Where to start when your loved one needs care
Where to start when you realise an older loved one needs help
When you see your family over Easter for the first time since lockdown, you will have the chance to assess how your elderly relatives are coping.
On 29 March, the stay-at-home order that has been in place since January came to an end, meaning people can travel, and outdoor gatherings are allowed. The opportunity to meet in private gardens, with no more than six people or two households, paves the way for families to meet over the Easter break.
If you are due to see your family for the first time since Christmas, or maybe longer, it will be a joyful occasion. However, the time spent apart could highlight changes within your ageing or elderly relatives. Signs of deterioration in their physical or mental health could be the first indication that they need additional support.
Use your reunion as a chance to check-in and find out how they are coping. Changes may be apparent to you but take care not to embarrass them by jumping in with negative comments. Even if you instinctively want to take action, try to plan when and what you want to say in advance. When you do find time to talk, try and make the conversation productive to hopefully avoid resistance or even an argument.
In this blog post, we take a look at the early warning signs that your loved one needs care. We also give you pointers on how to start a conversation with your family and consider how to organise the right level of care for your loved one’s needs.
Five early warning signs that your loved one might need additional support
After a period of separation, you might have increased awareness of changes in your loved one’s presentation.
If your instincts tell you something is wrong, these five signs can be a good indicator that they need additional support:
- Neglecting personal care or weight loss. Evidence of your loved one neglecting their hygiene, such as unwashed clothes or body odour, might indicate that they are struggling to cope. Noticeable weight loss could suggest an underlying health condition or highlight difficulty preparing meals or forgetting to eat.
- They seem quieter than usual or low in mood. Changes in your loved one’s mood might indicate that they are no longer coping.
- They seem lonely. Signs of loneliness could suggest that your loved one found lockdown hard to manage, so a period of regular visits might be enough to drive it away. However, loneliness may also be a by-product of depression caused by your loved one not being able to go out or not having anyone to talk to.
- New injuries. New bruises are tell-tale signs that your loved one has suffered a fall or is unstable on their feet. Modifying their house or mobility aids could help them move around safely.
- They seem confused or struggle to make decisions. Confusion could be an early sign of dementia or overall cognitive decline. If your loved one finds it hard to make decisions or needs lots of prompts and reminders, it could be a sign that they have lost the capacity to live independently.
How to talk to your loved one about your concerns and the possibility of arranging care
Seeing your loved one struggle can make you feel sad, and you may want to bring it up straight away to get it off your chest. But talking about it could be frustrating and even embarrassing for your loved one, so try and find the right time to have a meaningful conversation.
It is a good idea to start the conversation about care sooner rather than later. Make care arrangements before a crisis hits to avoid rushed decisions when everyone is under stress. Early intervention can prolong your loved one’s independence and enable them to stay in their own home for as long as possible.

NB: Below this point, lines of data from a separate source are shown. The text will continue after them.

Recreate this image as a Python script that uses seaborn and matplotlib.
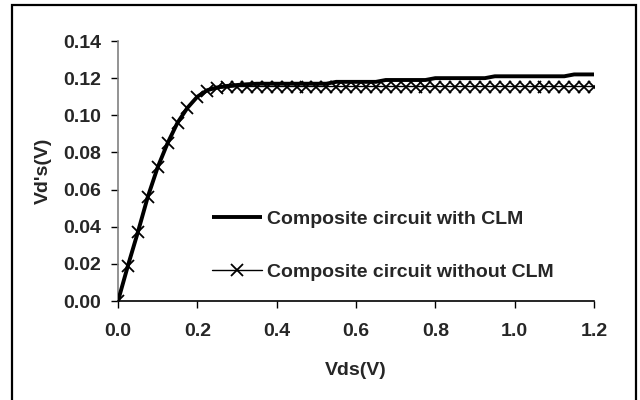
import matplotlib
matplotlib.use("Agg")
import matplotlib.pyplot as plt
import matplotlib.patches as mpatches
import seaborn as sns
import pandas as pd

vds = [0.000, 0.025, 0.050, 0.075, 0.100, 0.125, 0.150, 0.175, 0.200, 0.225,
       0.250, 0.275, 0.300, 0.325, 0.350, 0.375, 0.400, 0.425, 0.450, 0.475,
       0.500, 0.525, 0.550, 0.575, 0.600, 0.625, 0.650, 0.675, 0.700, 0.725,
       0.750, 0.775, 0.800, 0.825, 0.850, 0.875, 0.900, 0.925, 0.950, 0.975,
       1.000, 1.025, 1.050, 1.075, 1.100, 1.125, 1.150, 1.175, 1.200]

with_clm = [0.000, 0.019, 0.037, 0.056, 0.072, 0.085, 0.096, 0.104, 0.110, 0.1135,
            0.1150, 0.1158, 0.1163, 0.1167, 0.117, 0.117, 0.117, 0.117, 0.117, 0.117,
            0.117, 0.117, 0.118, 0.118, 0.118, 0.118, 0.118, 0.119, 0.119, 0.119,
            0.119, 0.119, 0.120, 0.120, 0.120, 0.120, 0.120, 0.120, 0.121, 0.121,
            0.121, 0.121, 0.121, 0.121, 0.121, 0.121, 0.122, 0.122, 0.122]

without_clm = [0.000, 0.019, 0.037, 0.056, 0.072, 0.085, 0.096, 0.104, 0.110, 0.113,
               0.1145, 0.1150, 0.1155, 0.1155, 0.1155, 0.1155, 0.1155, 0.1155, 0.1155, 0.1155,
               0.1155, 0.1155, 0.1155, 0.1155, 0.1155, 0.1155, 0.1155, 0.1155, 0.1155, 0.1155,
               0.1155, 0.1155, 0.1155, 0.1155, 0.1155, 0.1155, 0.1155, 0.1155, 0.1155, 0.1155,
               0.1155, 0.1155, 0.1155, 0.1155, 0.1155, 0.1155, 0.1155, 0.1155, 0.1155]

label_with = "Composite circuit with CLM"
label_without = "Composite circuit without CLM"
x_ticks = [0.0, 0.2, 0.4, 0.6, 0.8, 1.0, 1.2]
y_ticks = [0.00, 0.02, 0.04, 0.06, 0.08, 0.10, 0.12, 0.14]

sns.set_theme(style="white")
plt.rcParams["font.family"] = ["Liberation Sans", "DejaVu Sans"]
plt.rcParams["font.weight"] = "bold"
FS = 14

df = pd.DataFrame({"vds": vds, "with": with_clm, "without": without_clm})

fig = plt.figure(figsize=(6.4, 4.0), dpi=100)
ax = fig.add_axes([118 / 640, 1 - 301 / 400, (594 - 118) / 640, (301 - 41) / 400])

sns.lineplot(data=df, x="vds", y="without", ax=ax, color="black", linewidth=1.0,
             marker="x", markersize=8.5, markeredgewidth=1.3, markeredgecolor="black",
             label=label_without, zorder=2)
sns.lineplot(data=df, x="vds", y="with", ax=ax, color="black", linewidth=2.8,
             label=label_with, zorder=3, solid_capstyle="butt")

ax.set_xlim(0, 1.2)
ax.set_ylim(0, 0.14)
ax.set_xticks(x_ticks)
ax.set_xticklabels([f"{t:.1f}" for t in x_ticks], fontsize=FS, fontweight="bold")
ax.set_yticks(y_ticks)
ax.set_yticklabels([f"{t:.2f}" for t in y_ticks], fontsize=FS, fontweight="bold")
ax.tick_params(axis="both", direction="out", length=5, width=1, color="black",
               bottom=True, left=True)
ax.tick_params(axis="x", pad=11)
ax.tick_params(axis="y", pad=7)

for s in ["top", "right"]:
    ax.spines[s].set_visible(False)
ax.spines["left"].set_color("#808080")
ax.spines["left"].set_linewidth(1.2)
ax.spines["bottom"].set_color("black")
ax.spines["bottom"].set_linewidth(1.2)

ax.set_xlabel("Vds(V)", fontsize=FS, fontweight="bold", labelpad=16)
ax.set_ylabel("Vd's(V)", fontsize=FS, fontweight="bold", labelpad=8)

handles, labels = ax.get_legend_handles_labels()
order = [labels.index(label_with), labels.index(label_without)]
ax.legend([handles[i] for i in order], [labels[i] for i in order],
          loc="upper left", bbox_to_anchor=(194 / 640, 1 - 193 / 400),
          bbox_transform=fig.transFigure, frameon=False,
          handlelength=2.6, handletextpad=0.26, labelspacing=1.8,
          prop={"weight": "bold", "size": FS})

border = mpatches.Rectangle((12 / 640, -0.1), (636 - 12) / 640, 1.1 - 5 / 400,
                            transform=fig.transFigure, fill=False,
                            edgecolor="black", linewidth=1.6)
fig.patches.append(border)

fig.savefig("out.png", dpi=100)
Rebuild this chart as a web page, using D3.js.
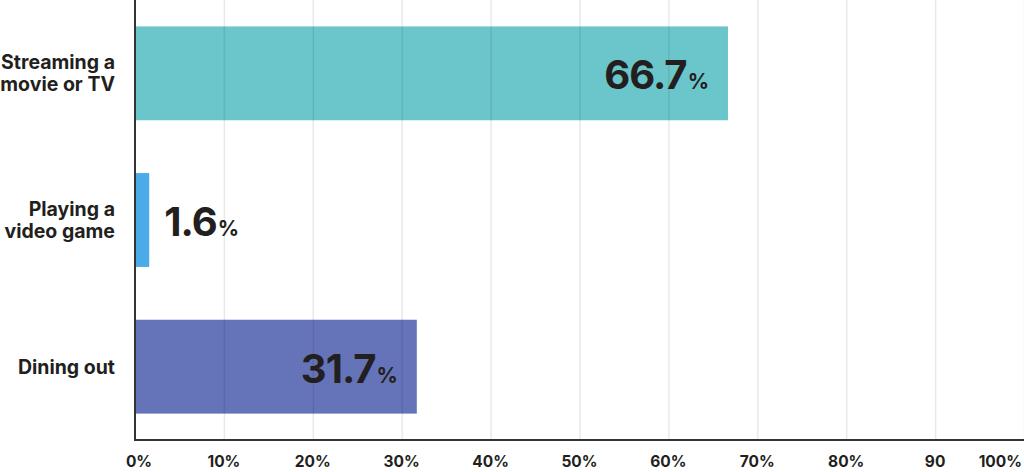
<!DOCTYPE html>
<html>
<head>
<meta charset="utf-8">
<script src="https://cdn.jsdelivr.net/npm/d3@7"></script>
<style>
  body { margin: 0; background: #fff; }
  svg { display: block; font-family: "Inter", "Roboto", sans-serif; }
  .cat { font-size: 19.5px; font-weight: 700; fill: #231f20; }
  .val { font-weight: 700; fill: #231f20; }
  .tick-label { font-size: 15.5px; font-weight: 700; fill: #231f20; }
</style>
</head>
<body>
<svg width="1024" height="472"></svg>
<script>
// data
var categories = [["Streaming a", "movie or TV"], ["Playing a", "video game"], ["Dining out"]];
var values = [66.7, 1.6, 31.7];
var colours = ["#6bc6cb", "#4aabe8", "#6574b8"];
var tickValues = [0, 10, 20, 30, 40, 50, 60, 70, 80, 90, 100];
var tickLabels = ["0%", "10%", "20%", "30%", "40%", "50%", "60%", "70%", "80%", "90", "100%"];

var svg = d3.select("svg"),
  margin = { top: 0, right: 0, bottom: 32, left: 135 },
  width = +svg.attr("width") - margin.left - margin.right,
  height = +svg.attr("height") - margin.top - margin.bottom;

var x = d3.scaleLinear().domain([0, 100]).range([0, width]);
var y = d3.scaleBand().domain(d3.range(values.length)).range([0, height])
  .paddingInner(0.36).paddingOuter(0.18);

var g = svg.append("g")
  .attr("transform", "translate(" + margin.left + "," + margin.top + ")");

// bars
g.selectAll(".bar")
  .data(values)
  .enter().append("rect")
    .attr("class", "bar")
    .attr("x", 0)
    .attr("y", function(d, i) { return y(i); })
    .attr("width", function(d) { return x(d); })
    .attr("height", y.bandwidth())
    .attr("fill", function(d, i) { return colours[i]; });

// grid lines drawn over the bars, faint
g.append("g")
  .attr("class", "grid")
  .call(d3.axisBottom(x).tickValues(tickValues.slice(1)).tickSize(height).tickFormat(""))
  .call(function(s) {
    s.select(".domain").remove();
    s.selectAll("line").attr("stroke", "rgba(0,0,0,0.09)").attr("stroke-width", 1.5);
  });

// value labels
g.selectAll(".val")
  .data(values)
  .enter().append("text")
    .attr("class", "val")
    .attr("y", function(d, i) { return y(i) + y.bandwidth() / 2 + 16; })
    .attr("x", function(d) { return x(d) < 120 ? x(d) + 15 : x(d) - 19; })
    .attr("text-anchor", function(d) { return x(d) < 120 ? "start" : "end"; })
    .each(function(d) {
      var t = d3.select(this);
      t.append("tspan").attr("font-size", 40).attr("letter-spacing", -1).text(d.toFixed(1));
      t.append("tspan").attr("font-size", 21).attr("dx", 1).text("%");
    });

// category labels
g.selectAll(".cat")
  .data(categories)
  .enter().append("text")
    .attr("class", "cat")
    .attr("text-anchor", "end")
    .attr("x", -20)
    .attr("y", function(d, i) { return y(i) + y.bandwidth() / 2 + 7 - (d.length - 1) * 11; })
    .each(function(d) {
      var t = d3.select(this);
      d.forEach(function(line, j) {
        t.append("tspan").attr("x", -20).attr("dy", j ? 22 : 0).text(line);
      });
    });

// axes
g.append("line")
  .attr("x1", 0).attr("x2", 0).attr("y1", 0).attr("y2", height + 1)
  .attr("stroke", "#333").attr("stroke-width", 2);

g.append("line")
  .attr("x1", -1).attr("x2", width).attr("y1", height).attr("y2", height)
  .attr("stroke", "#333").attr("stroke-width", 2);

var last = tickValues.length - 1;
g.selectAll(".tick-label")
  .data(tickValues)
  .enter().append("text")
    .attr("class", "tick-label")
    .attr("text-anchor", function(d, i) { return i === last ? "end" : "middle"; })
    .attr("x", function(d, i) {
      if (i === 0) return x(d) + 4;
      if (i === last) return x(d) - 2;
      return x(d);
    })
    .attr("y", height + 27)
    .text(function(d, i) { return tickLabels[i]; });
</script>
</body>
</html>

Talking about ageing and lifestyle change can be tricky and emotionally charged, so how can you make sure the conversation is beneficial to all involved?
- Choose your moment. Find a time when you and your loved one are free from distractions. You will know whether to get the whole family together or for a designated family member to take the lead.

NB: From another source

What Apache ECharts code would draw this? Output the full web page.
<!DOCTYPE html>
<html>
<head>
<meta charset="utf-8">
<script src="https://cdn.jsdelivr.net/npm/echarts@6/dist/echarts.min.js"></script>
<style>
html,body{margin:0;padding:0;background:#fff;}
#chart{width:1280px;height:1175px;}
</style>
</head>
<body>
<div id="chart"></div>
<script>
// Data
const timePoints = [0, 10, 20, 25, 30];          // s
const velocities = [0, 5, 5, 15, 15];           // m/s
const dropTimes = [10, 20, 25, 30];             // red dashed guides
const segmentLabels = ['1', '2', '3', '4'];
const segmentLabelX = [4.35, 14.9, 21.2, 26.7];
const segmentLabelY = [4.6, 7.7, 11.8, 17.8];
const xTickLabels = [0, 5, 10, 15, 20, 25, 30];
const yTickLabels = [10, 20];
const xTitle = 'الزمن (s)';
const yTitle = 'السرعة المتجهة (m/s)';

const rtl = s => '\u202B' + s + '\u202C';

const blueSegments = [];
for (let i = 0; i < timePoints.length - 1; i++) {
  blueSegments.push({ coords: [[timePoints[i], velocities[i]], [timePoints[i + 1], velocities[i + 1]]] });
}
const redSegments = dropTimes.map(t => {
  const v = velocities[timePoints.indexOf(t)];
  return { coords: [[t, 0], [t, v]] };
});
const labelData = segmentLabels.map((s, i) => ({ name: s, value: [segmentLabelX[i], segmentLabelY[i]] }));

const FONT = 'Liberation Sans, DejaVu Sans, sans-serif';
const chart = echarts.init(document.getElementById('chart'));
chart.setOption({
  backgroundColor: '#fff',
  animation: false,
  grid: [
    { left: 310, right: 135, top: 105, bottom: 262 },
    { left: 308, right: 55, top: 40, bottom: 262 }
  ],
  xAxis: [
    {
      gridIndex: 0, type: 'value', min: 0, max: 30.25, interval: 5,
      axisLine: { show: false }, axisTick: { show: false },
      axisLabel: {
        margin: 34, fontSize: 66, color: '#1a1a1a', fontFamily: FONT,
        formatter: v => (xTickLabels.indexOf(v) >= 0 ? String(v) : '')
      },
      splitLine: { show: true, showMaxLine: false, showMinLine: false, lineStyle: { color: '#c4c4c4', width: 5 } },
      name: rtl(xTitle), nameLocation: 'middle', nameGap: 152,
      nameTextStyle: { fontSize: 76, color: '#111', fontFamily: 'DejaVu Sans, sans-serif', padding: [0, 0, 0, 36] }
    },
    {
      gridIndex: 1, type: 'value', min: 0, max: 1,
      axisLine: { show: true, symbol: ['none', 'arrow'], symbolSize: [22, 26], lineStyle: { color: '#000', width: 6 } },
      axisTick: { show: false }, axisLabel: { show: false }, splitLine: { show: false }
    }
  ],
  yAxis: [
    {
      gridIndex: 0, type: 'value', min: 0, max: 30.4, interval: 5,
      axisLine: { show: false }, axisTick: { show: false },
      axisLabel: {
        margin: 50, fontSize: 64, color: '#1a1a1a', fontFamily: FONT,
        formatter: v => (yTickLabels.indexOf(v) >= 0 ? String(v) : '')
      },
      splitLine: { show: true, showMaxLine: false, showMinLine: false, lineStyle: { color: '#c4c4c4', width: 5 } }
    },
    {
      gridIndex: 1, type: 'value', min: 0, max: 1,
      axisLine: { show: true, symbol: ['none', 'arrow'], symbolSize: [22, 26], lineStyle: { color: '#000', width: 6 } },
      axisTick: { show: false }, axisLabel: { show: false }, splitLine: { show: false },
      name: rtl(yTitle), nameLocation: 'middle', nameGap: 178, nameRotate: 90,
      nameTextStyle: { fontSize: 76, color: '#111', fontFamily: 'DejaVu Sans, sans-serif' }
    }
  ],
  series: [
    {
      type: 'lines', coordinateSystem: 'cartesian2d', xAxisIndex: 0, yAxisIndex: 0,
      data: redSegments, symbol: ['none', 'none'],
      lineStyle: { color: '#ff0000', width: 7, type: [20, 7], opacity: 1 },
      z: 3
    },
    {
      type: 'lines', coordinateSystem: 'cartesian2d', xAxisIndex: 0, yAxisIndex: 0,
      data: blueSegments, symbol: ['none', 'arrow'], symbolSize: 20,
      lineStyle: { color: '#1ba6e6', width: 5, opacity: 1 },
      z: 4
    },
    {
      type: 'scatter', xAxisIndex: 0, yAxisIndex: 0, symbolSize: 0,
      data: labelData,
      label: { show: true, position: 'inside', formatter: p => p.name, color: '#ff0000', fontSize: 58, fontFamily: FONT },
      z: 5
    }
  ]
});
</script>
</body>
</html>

- Research the options available before you start. Care is not just moving into a care home. Understanding your choices will help you reassure your loved one that you can find care at the level they need.
- Think about how to finance their care. Funding care is a worry for families, yet there are lots of options to consider. Exploring these is another way to make the conversation easier.

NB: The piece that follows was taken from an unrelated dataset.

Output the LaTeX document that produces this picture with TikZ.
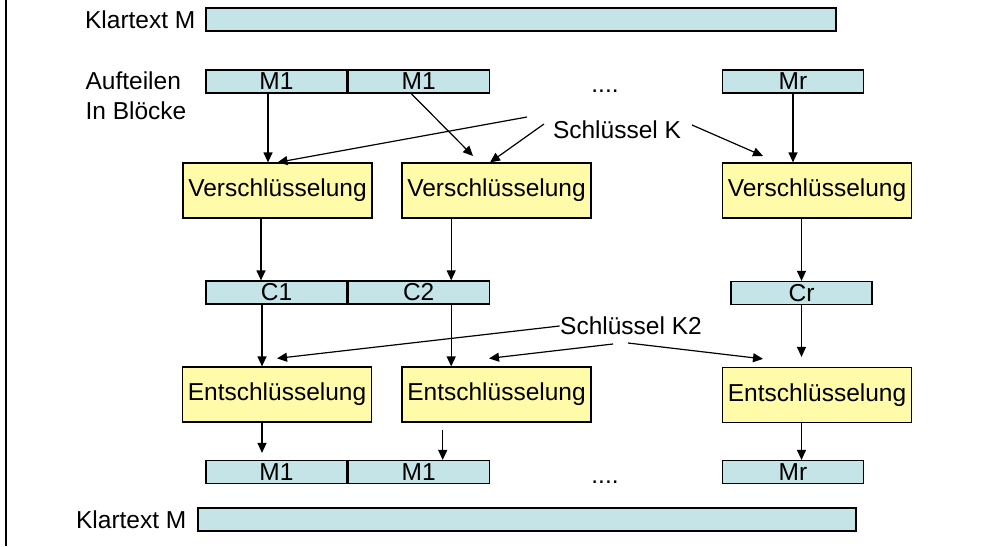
\documentclass[tikz,border=0pt]{standalone}
\usepackage{fontspec}
\setmainfont{Liberation Sans}
\usetikzlibrary{positioning,arrows.meta}
\definecolor{segblue}{RGB}{197,228,231}
\definecolor{cryptyellow}{RGB}{255,251,168}

\begin{document}
\begin{tikzpicture}[x=1pt, y=-1pt, line width=1.2pt,
    every node/.style={font=\fontsize{24.5}{30}\selectfont, inner sep=0pt},
    seg/.style={draw, fill=segblue, minimum width=141pt, minimum height=23pt},
    crypt/.style={draw, fill=cryptyellow, minimum width=189pt, minimum height=55pt},
    arr/.style={-{Triangle[length=10pt,width=9pt]}}]
        \useasboundingbox (0,0) rectangle (987,546);
        \draw[line width=1.6pt] (6,0) -- (6,546);
        % Plaintext and its blocks
        \node[draw, fill=segblue, minimum width=630pt, minimum height=23pt] (plain) at (521,19.5) {};
        \node[anchor=east] (plainlbl) at (196,19.5) {Klartext M};
        \node[anchor=west, align=left] (splitlbl) at (85,96) {Aufteilen\\In Blöcke};
        \node[seg] (m1) at (276.5,81.5) {M1};
        \node[seg, right=0pt of m1] (m2) {M1};
        \node[anchor=base] (mdots) at (605,92) {....};
        \node[seg] (mr) at (793,81.5) {Mr};
        % Encryption
        \node[crypt] (enc1) at (277.5,190.5) {Verschlüsselung};
        \node[crypt] (enc2) at (496.5,190.5) {Verschlüsselung};
        \node[crypt] (enc3) at (817,190.5) {Verschlüsselung};
        \node (keyK) at (617,130) {Schlüssel K};
        \coordinate (kA) at (527,117);
        \coordinate (kB) at (544,124);
        \coordinate (kC) at (692,125);
        \coordinate (kC2) at (763,156);
        \coordinate (m2end) at (473,156);
        % Ciphertext blocks
        \node[seg] (c1) at (276.5,292.5) {C1};
        \node[seg, right=0pt of c1] (c2) {C2};
        \node[seg] (cr) at (801.5,293) {Cr};
        % Decryption
        \node[crypt] (dec1) at (277,394.5) {Entschlüsselung};
        \node[crypt] (dec2) at (496.5,394.5) {Entschlüsselung};
        \node[crypt] (dec3) at (817,395) {Entschlüsselung};
        \node (keyK2) at (631,326) {Schlüssel K2};
        \coordinate (kD) at (613,344);
        \coordinate (kE) at (628,343);
        % Decrypted blocks and plaintext
        \node[seg] (p1) at (276.5,472) {M1};
        \node[seg, right=0pt of p1] (p2) {M1};
        \node[anchor=base] (pdots) at (605,483) {....};
        \node[seg] (pr) at (793,472) {Mr};
        \node[draw, fill=segblue, minimum width=658pt, minimum height=23pt] (result) at (527,519.5) {};
        \node[anchor=east] (resultlbl) at (187,519.5) {Klartext M};
        % Edges, encryption
        \draw[arr] ([xshift=-8.5pt]m1.south) -- ([xshift=-8.5pt]m1.south |- enc1.north);
        \draw[arr] ([xshift=-7.5pt]m2.south) -- (m2end);
        \draw[arr] (mr.south) -- (mr.south |- enc3.north);
        \draw[arr] (kA) -- (enc1.north);
        \draw[arr] (kB) -- ([xshift=-6.5pt]enc2.north);
        \draw[arr] (kC) -- (kC2);
        \draw[arr] ([xshift=-16.5pt]enc1.south) -- ([xshift=-16.5pt]enc1.south |- c1.north);
        \draw[arr] ([xshift=32.5pt]c2.north |- enc2.south) -- ([xshift=32.5pt]c2.north);
        \draw[arr] (cr.north |- enc3.south) -- (cr.north);
        % Edges, decryption
        \draw[arr] ([xshift=-14.5pt]c1.south) -- ([xshift=-14.5pt]c1.south |- dec1.north);
        \draw[arr] ([xshift=32.5pt]c2.south) -- ([xshift=32.5pt]c2.south |- dec2.north);
        \draw[arr] (cr.south) -- ([yshift=10pt]cr.south |- dec3.north);
        \draw[arr] (keyK2.west) -- ([yshift=8pt]dec1.north);
        \draw[arr] (kD) -- ([xshift=-7.5pt,yshift=8pt]dec2.north);
        \draw[arr] (kE) -- ([xshift=-54pt,yshift=8pt]dec3.north);
        \draw[arr] ([xshift=-15pt]dec1.south) -- ([xshift=-14.5pt,yshift=7pt]p1.north);
        \draw[arr] ([xshift=24pt,yshift=-7pt]p2.north |- dec2.south) -- ([xshift=24pt]p2.north);
        \draw[arr] ([xshift=8.5pt]pr.north |- dec3.south) -- ([xshift=8.5pt]pr.north);
\end{tikzpicture}
\end{document}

- Agree on a way forward with your siblings and other key family members if possible. Try to avoid overwhelming your loved one but remember that you could confuse them with conflicting views.
- Take it slowly and address the most urgent issues first. Your loved one might accept a small amount of care to start with if it helps them with the daily tasks they find hardest. Care can increase to meet evolving needs, and it may be that once your loved one has seen the benefit of a small amount of care, they are more open to additional support.
- Talk about their end-of-life wishes. Addressing these issues is difficult, but your loved one will likely have ideas about their future care. Talking to them about their wishes will give you time to plan and make early changes that could result in more positive outcomes.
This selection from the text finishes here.